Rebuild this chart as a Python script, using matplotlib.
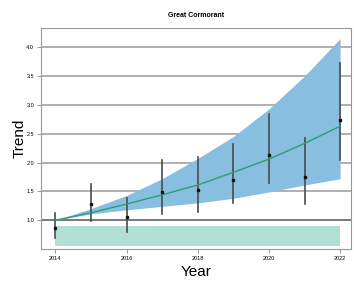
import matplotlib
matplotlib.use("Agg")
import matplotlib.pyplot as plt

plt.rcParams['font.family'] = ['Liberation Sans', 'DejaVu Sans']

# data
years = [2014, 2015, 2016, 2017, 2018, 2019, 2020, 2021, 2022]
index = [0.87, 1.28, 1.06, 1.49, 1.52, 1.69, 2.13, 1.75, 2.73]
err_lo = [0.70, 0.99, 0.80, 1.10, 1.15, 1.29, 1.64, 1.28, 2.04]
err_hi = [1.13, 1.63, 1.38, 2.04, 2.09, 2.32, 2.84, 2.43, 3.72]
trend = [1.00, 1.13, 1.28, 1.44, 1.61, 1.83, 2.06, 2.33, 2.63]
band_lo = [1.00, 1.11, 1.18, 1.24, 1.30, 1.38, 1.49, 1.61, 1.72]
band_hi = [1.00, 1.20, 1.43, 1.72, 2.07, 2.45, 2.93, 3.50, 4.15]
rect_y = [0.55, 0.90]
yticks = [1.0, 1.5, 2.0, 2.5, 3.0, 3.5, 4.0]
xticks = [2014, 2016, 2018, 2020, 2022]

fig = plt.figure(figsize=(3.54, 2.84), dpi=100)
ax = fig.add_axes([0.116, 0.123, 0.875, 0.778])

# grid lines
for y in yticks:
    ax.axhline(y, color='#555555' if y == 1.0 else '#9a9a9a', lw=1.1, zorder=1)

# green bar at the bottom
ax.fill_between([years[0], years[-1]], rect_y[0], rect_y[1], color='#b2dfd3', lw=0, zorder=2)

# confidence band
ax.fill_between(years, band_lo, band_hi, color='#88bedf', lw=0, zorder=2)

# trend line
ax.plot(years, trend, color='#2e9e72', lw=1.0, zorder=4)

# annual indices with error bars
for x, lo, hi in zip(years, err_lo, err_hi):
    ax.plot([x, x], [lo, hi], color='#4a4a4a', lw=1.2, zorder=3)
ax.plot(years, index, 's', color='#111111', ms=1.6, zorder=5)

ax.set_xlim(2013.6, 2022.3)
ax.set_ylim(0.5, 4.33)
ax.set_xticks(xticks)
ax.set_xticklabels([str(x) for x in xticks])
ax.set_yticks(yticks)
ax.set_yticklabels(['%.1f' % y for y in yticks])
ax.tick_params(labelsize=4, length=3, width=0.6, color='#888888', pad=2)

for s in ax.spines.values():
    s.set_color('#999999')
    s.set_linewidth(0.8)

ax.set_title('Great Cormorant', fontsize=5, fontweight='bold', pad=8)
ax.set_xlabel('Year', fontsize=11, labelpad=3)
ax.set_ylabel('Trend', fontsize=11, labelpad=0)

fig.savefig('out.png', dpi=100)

Aim of the task: Set the lines above down again, word for word, from the first through the one containing "color='#88bedf', lw=0, zorder=2)"; pictures excluded.

Solution for this task:
Rebuild this chart as a Python script, using matplotlib.
import matplotlib
matplotlib.use("Agg")
import matplotlib.pyplot as plt

plt.rcParams['font.family'] = ['Liberation Sans', 'DejaVu Sans']

# data
years = [2014, 2015, 2016, 2017, 2018, 2019, 2020, 2021, 2022]
index = [0.87, 1.28, 1.06, 1.49, 1.52, 1.69, 2.13, 1.75, 2.73]
err_lo = [0.70, 0.99, 0.80, 1.10, 1.15, 1.29, 1.64, 1.28, 2.04]
err_hi = [1.13, 1.63, 1.38, 2.04, 2.09, 2.32, 2.84, 2.43, 3.72]
trend = [1.00, 1.13, 1.28, 1.44, 1.61, 1.83, 2.06, 2.33, 2.63]
band_lo = [1.00, 1.11, 1.18, 1.24, 1.30, 1.38, 1.49, 1.61, 1.72]
band_hi = [1.00, 1.20, 1.43, 1.72, 2.07, 2.45, 2.93, 3.50, 4.15]
rect_y = [0.55, 0.90]
yticks = [1.0, 1.5, 2.0, 2.5, 3.0, 3.5, 4.0]
xticks = [2014, 2016, 2018, 2020, 2022]

fig = plt.figure(figsize=(3.54, 2.84), dpi=100)
ax = fig.add_axes([0.116, 0.123, 0.875, 0.778])

# grid lines
for y in yticks:
    ax.axhline(y, color='#555555' if y == 1.0 else '#9a9a9a', lw=1.1, zorder=1)

# green bar at the bottom
ax.fill_between([years[0], years[-1]], rect_y[0], rect_y[1], color='#b2dfd3', lw=0, zorder=2)

# confidence band
ax.fill_between(years, band_lo, band_hi, color='#88bedf', lw=0, zorder=2)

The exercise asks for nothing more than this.